MACAPÁ (AP) – Por Dom Pedro José Conti
Reflexão para o 12º domingo do Tempo Comum| 23 de Junho de 2024 – Ano “B”
A Coragem estava sendo perseguida pelo Medo. Procurou abrigo para passar a noite. Bateu à porta da Covardia, porém ela não lhe abriu e disse que não a conhecia. Bateu à porta da Mentira, que também não lhe atendeu alegando não estar em casa. Bateu, enfim, à porta da Preguiça, e ela se justificou: “Já estou deitada”. Então, a Coragem tomou coragem. Bateu à porta da Vontade e essa logo a abriu convidando-a para entrar. Quando amanheceu, as duas saíram de casa e o Medo vendo a Coragem e a Vontade juntas, fugiu.
:: Acesse aqui mais artigos de dom Pedro Conti
Continuando na sua “catequese”, o evangelho de Marcos do 12º Domingo do Tempo Comum, apresenta-nos mais uma pergunta sobre a identidade de Jesus. “Quem é este homem, a quem até o vento e o mar obedecem?” assim os discípulos “diziam uns aos outros”, depois que Jesus acalmou a tempestade durante a travessia do Mar da Galileia. Podemos ficar encantados com o poder de Jesus, mas é mais do que evidente que o evangelista quer nos conduzir muito mais longe que, simplesmente, nos contar um fato extraordinário ou milagroso. O objetivo do anúncio evangélico é sempre fazer-nos crescer na fé e na confiança em Jesus. Com efeito, é ele mesmo que questiona os discípulos: “Por que sois tão medrosos? Ainda não tendes fé?”.

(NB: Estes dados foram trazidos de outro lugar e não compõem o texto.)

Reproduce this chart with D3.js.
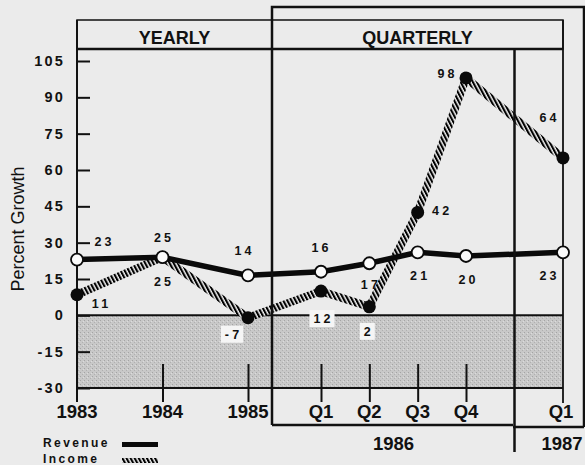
<!DOCTYPE html>
<html>
<head>
<meta charset="utf-8">
<script src="https://cdn.jsdelivr.net/npm/d3@7"></script>
<style>
  body { margin: 0; background: #ebebeb; }
  svg { display: block; font-family: "Liberation Sans", Arial, sans-serif; }
</style>
</head>
<body>
<div id="chart"></div>
<script>
// categories along the bottom axis
const categories = ["1983", "1984", "1985", "Q1", "Q2", "Q3", "Q4", "Q1"];
const periods = [0, 1, 2, 3, 4, 5, 6, 7];

// plotted values (as drawn) and the printed labels
const revenue = [23, 24, 16.5, 18, 21.5, 26, 24.5, 26];
const revenueLabels = ["23", "25", "14", "16", "17", "21", "20", "23"];
const income = [8.5, 24, -1, 10, 3.5, 42.5, 98, 65];
const incomeLabels = ["11", "25", "-7", "12", "2", "42", "98", "64"];

const yTicks = [-30, -15, 0, 15, 30, 45, 60, 75, 90, 105];

// label placement offsets (px) relative to each point
const revenueOffsets = [[26, -14], [0, -15], [-5, -20], [-1, -20], [0, 26], [1, 28], [1, 28], [-15, 28]];
const incomeOffsets = [[23, 13], [0, 29], [-16, 21], [1, 32], [-2, 29], [23, 3], [-20, 0], [-15, -36]];
const boxedIncome = [2, 3, 4];

const width = 585, height = 465;
const left = 77, right = 563, plotTop = 49, headTop = 20;

const svg = d3.select("#chart").append("svg")
    .attr("width", width)
    .attr("height", height);

const defs = svg.append("defs");

// diagonal hatch for the income line
const hatch = defs.append("pattern")
    .attr("id", "hatch")
    .attr("patternUnits", "userSpaceOnUse")
    .attr("width", 3.6)
    .attr("height", 3.6)
    .attr("patternTransform", "rotate(-28)");
hatch.append("rect").attr("width", 3.6).attr("height", 3.6).attr("fill", "#f2f2f2");
hatch.append("rect").attr("width", 2.1).attr("height", 3.6).attr("fill", "#000");

// stipple for the negative band
const stip = defs.append("pattern")
    .attr("id", "stipple")
    .attr("patternUnits", "userSpaceOnUse")
    .attr("width", 4)
    .attr("height", 4);
stip.append("rect").attr("width", 4).attr("height", 4).attr("fill", "#c8c8c8");
stip.append("rect").attr("x", 0).attr("y", 0).attr("width", 1).attr("height", 1).attr("fill", "#a4a4a4");
stip.append("rect").attr("x", 2).attr("y", 2).attr("width", 1).attr("height", 1).attr("fill", "#b0b0b0");
stip.append("rect").attr("x", 3).attr("y", 1).attr("width", 1).attr("height", 1).attr("fill", "#dcdcdc");

const x = d3.scaleLinear().domain([0, 2, 3, 6, 7]).range([77, 248, 321, 466, 563]);
const y = d3.scaleLinear().domain([-30, 105]).range([388, 61]);

// negative band
svg.append("rect")
    .attr("x", left).attr("y", y(0))
    .attr("width", right - left).attr("height", y(-30) - y(0))
    .attr("fill", "url(#stipple)");

svg.append("line")
    .attr("x1", left).attr("x2", right)
    .attr("y1", y(0)).attr("y2", y(0))
    .attr("stroke", "#111").attr("stroke-width", 2);

// lines
const line = d3.line().x((d, i) => x(periods[i])).y(d => y(d));

svg.append("path")
    .datum(income)
    .attr("d", line)
    .attr("fill", "none")
    .attr("stroke", "url(#hatch)")
    .attr("stroke-width", 8);

svg.append("path")
    .datum(revenue)
    .attr("d", line)
    .attr("fill", "none")
    .attr("stroke", "#0a0a0a")
    .attr("stroke-width", 5.5);

// frames
const frame = svg.append("g").attr("stroke", "#111").attr("fill", "none");
frame.append("rect").attr("x", left).attr("y", headTop).attr("width", right - left).attr("height", plotTop - headTop).attr("stroke-width", 1.5);
frame.append("line").attr("x1", left).attr("x2", right).attr("y1", plotTop).attr("y2", plotTop).attr("stroke-width", 2.5);
frame.append("path").attr("d", "M272,425V7H584V427").attr("stroke-width", 2.5);
frame.append("line").attr("x1", 513).attr("x2", 584).attr("y1", 427).attr("y2", 427).attr("stroke-width", 2.5);
frame.append("line").attr("x1", 272).attr("x2", 513).attr("y1", 425).attr("y2", 425).attr("stroke-width", 2.5);
frame.append("line").attr("x1", x(6.5)).attr("x2", x(6.5)).attr("y1", plotTop).attr("y2", 452).attr("stroke-width", 2.5);
frame.append("line").attr("x1", left).attr("x2", left).attr("y1", headTop).attr("y2", 402).attr("stroke-width", 2);
frame.append("line").attr("x1", right).attr("x2", right).attr("y1", headTop).attr("y2", 403).attr("stroke-width", 1.8);
frame.append("line").attr("x1", left).attr("x2", right).attr("y1", y(-30)).attr("y2", y(-30)).attr("stroke-width", 2);

// header text
svg.append("text").attr("x", (left + 272) / 2).attr("y", 44)
    .attr("text-anchor", "middle").attr("font-size", 18).attr("font-weight", "bold").attr("fill", "#111")
    .text("YEARLY");
svg.append("text").attr("x", (272 + right) / 2).attr("y", 44)
    .attr("text-anchor", "middle").attr("font-size", 18).attr("font-weight", "bold").attr("fill", "#111")
    .text("QUARTERLY");

// y axis
const yAxis = svg.append("g")
    .attr("transform", `translate(${left},0)`)
    .call(d3.axisRight(y).tickValues(yTicks).tickSize(13).tickPadding(0).tickFormat(""));
yAxis.select(".domain").remove();
yAxis.selectAll("line").attr("stroke", "#111").attr("stroke-width", 2);

svg.append("g").selectAll("text")
    .data(yTicks)
    .join("text")
    .attr("x", 65)
    .attr("y", d => y(d) + 5)
    .attr("text-anchor", "end")
    .attr("font-size", 14.5)
    .attr("font-weight", "bold")
    .attr("letter-spacing", 2.2)
    .attr("fill", "#111")
    .text(d => d);

svg.append("text")
    .attr("transform", "translate(24,229) rotate(-90)")
    .attr("text-anchor", "middle")
    .attr("font-size", 18)
    .attr("fill", "#111")
    .text("Percent Growth");

// x axis ticks and labels
const xAxis = svg.append("g")
    .attr("transform", `translate(0,${y(-30)})`)
    .call(d3.axisBottom(x).tickValues(periods.slice(1, 7)).tickSizeInner(14).tickSizeOuter(0).tickFormat(""));
xAxis.select(".domain").remove();
xAxis.selectAll("line").attr("stroke", "#111").attr("stroke-width", 2).attr("y1", -24);

svg.append("g").selectAll("text")
    .data(categories)
    .join("text")
    .attr("x", (d, i) => x(periods[i]) + (i === 7 ? -2 : 0))
    .attr("y", 418)
    .attr("text-anchor", "middle")
    .attr("font-size", 18.5)
    .attr("font-weight", "bold")
    .attr("fill", "#111")
    .text(d => d);

const years = [{ label: "1986", from: 3, to: 6 }, { label: "1987", from: 7, to: 7 }];
svg.append("g").selectAll("text")
    .data(years)
    .join("text")
    .attr("x", d => (x(d.from) + x(d.to)) / 2 - (d.from === d.to ? 1 : 0))
    .attr("y", 450)
    .attr("text-anchor", "middle")
    .attr("font-size", 18.5)
    .attr("font-weight", "bold")
    .attr("fill", "#111")
    .text(d => d.label);

// points
svg.append("g").selectAll("circle")
    .data(income)
    .join("circle")
    .attr("cx", (d, i) => x(periods[i]))
    .attr("cy", d => y(d))
    .attr("r", 6.5)
    .attr("fill", "#0a0a0a");

svg.append("g").selectAll("circle")
    .data(revenue)
    .join("circle")
    .attr("cx", (d, i) => x(periods[i]))
    .attr("cy", d => y(d))
    .attr("r", 6)
    .attr("fill", "#fbfbfb")
    .attr("stroke", "#0a0a0a")
    .attr("stroke-width", 1.8);

// data labels
const ls = 3.2;
function addLabels(values, labels, offsets, boxed) {
    const g = svg.append("g");
    values.forEach((v, i) => {
        const cx = x(periods[i]) + offsets[i][0];
        const by = y(v) + offsets[i][1];
        const t = g.append("text")
            .attr("x", cx + ls / 2)
            .attr("y", by)
            .attr("text-anchor", "middle")
            .attr("font-size", 12.5)
            .attr("font-weight", "bold")
            .attr("letter-spacing", ls)
            .attr("fill", "#111")
            .text(labels[i]);
        if (boxed.includes(i)) {
            const w = t.node().getComputedTextLength() - ls + 8;
            g.insert("rect", "text")
                .attr("x", cx - w / 2)
                .attr("y", by - 13)
                .attr("width", w)
                .attr("height", 17)
                .attr("fill", "#f5f5f5");
        }
    });
}
addLabels(revenue, revenueLabels, revenueOffsets, []);
addLabels(income, incomeLabels, incomeOffsets, boxedIncome);

// legend
const legend = svg.append("g");
const legendItems = [["Revenue", "#0a0a0a", 447], ["Income", "url(#hatch)", 463]];
legendItems.forEach(([name, fill, by]) => {
    legend.append("text")
        .attr("x", 43).attr("y", by)
        .attr("font-size", 12).attr("font-weight", "bold")
        .attr("letter-spacing", 2.4).attr("fill", "#111")
        .text(name);
    legend.append("rect")
        .attr("x", 122).attr("y", by - 5)
        .attr("width", 36).attr("height", 5)
        .attr("fill", fill);
});
</script>
</body>
</html>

O medo dos discípulos é devido ao vento muito forte e às ondas que começavam a encher o barco. No entanto, Jesus parece não ligar para isso; ele dorme “sobre um travesseiro”. A quem apelar? Foi o Mestre que ordenou ir para “a outra margem”. Os discípulos, então, decidem acordá-lo com um grito de socorro: “Estamos perecendo e tu não te importas?”. Pelas palavras deles e de Jesus entendemos que há algo mais em jogo que aquele momento de tempestade e de medo. Naquele barco está o Mestre e a sua nova e pequena comunidade; eles são os seus primeiros seguidores. O evangelho, porém, foi escrito sobretudo para aqueles que virão depois, preparando-se para seguir Jesus – os catecúmenos – ou os já batizados e, portanto, todos os cristãos. A ordem de ir “para a outra margem” é uma antecipação do envio missionário fora das cidades conhecidas de Cafarnaum e Nazaré.
Pelas suas palavras e atitudes, Jesus está encontrando a incompreensão dos familiares e aparecem verdadeiros adversários que já pensam como matá-lo (Mc 3,6). O medo dos discípulos, então, não é somente o da tempestade; é, antes, o de morrer com Jesus e, sabemos, que esse medo os acompanhará até o final, quando fugirão todos na hora da cruz (Mc 14,30). No entanto Jesus “dorme”, ou seja, parece despreocupado, ausente. Será? Talvez esse era o pensamento das primeiras comunidades quando foi escrito o evangelho de Marcos. Há momentos de provação e dificuldades pessoais e comunitárias, nos quais nós também duvidamos da promessa de Jesus de estar conosco, todos os dias, até o fim dos tempos (Mt 28,20).
Depende de como entendemos a presença de Jesus no meio de nós, presença garantida, também, com o dom do Espírito Santo, porque é aí que nós podemos entender melhor. Com certeza, nós gostaríamos que o Senhor atendesse imediatamente os nossos pedidos e, assim, resolvesse todos os nossos problemas, quem sabe, podendo ser nós a dormir tranquilamente, cobrando tudo dele. Não é bem assim. Desde o início daquela que chamamos “história da salvação”, Deus chamou homens e mulheres para colaborar com ele.
Alguns obedeceram e fizeram coisas prodigiosas, outros menos, outros, infelizmente, desobedeceram. Igualmente fez Jesus quando anunciou a chegada do Reino e, mais ainda, após sua morte e ressurreição. Sempre ele irá se servir da nossa pobre colaboração, sempre saberá chamar e inspirar alguém para ajudar, também se passando por momentos de martírio e de necessária conversão.
Em lugar de cultivar dúvidas, precisamos vencer o medo, crescer na confiança e na certeza de que ele está sempre conosco, sobretudo no sofrimento e nas provações. Devemos colocar na conta do Reino, além do cêntuplo, também violência e perseguições (Mc 10,30). Se a Coragem e a Vontade juntas venceram o Medo, mais ainda, isso acontecerá somando a força e a luz da Fé.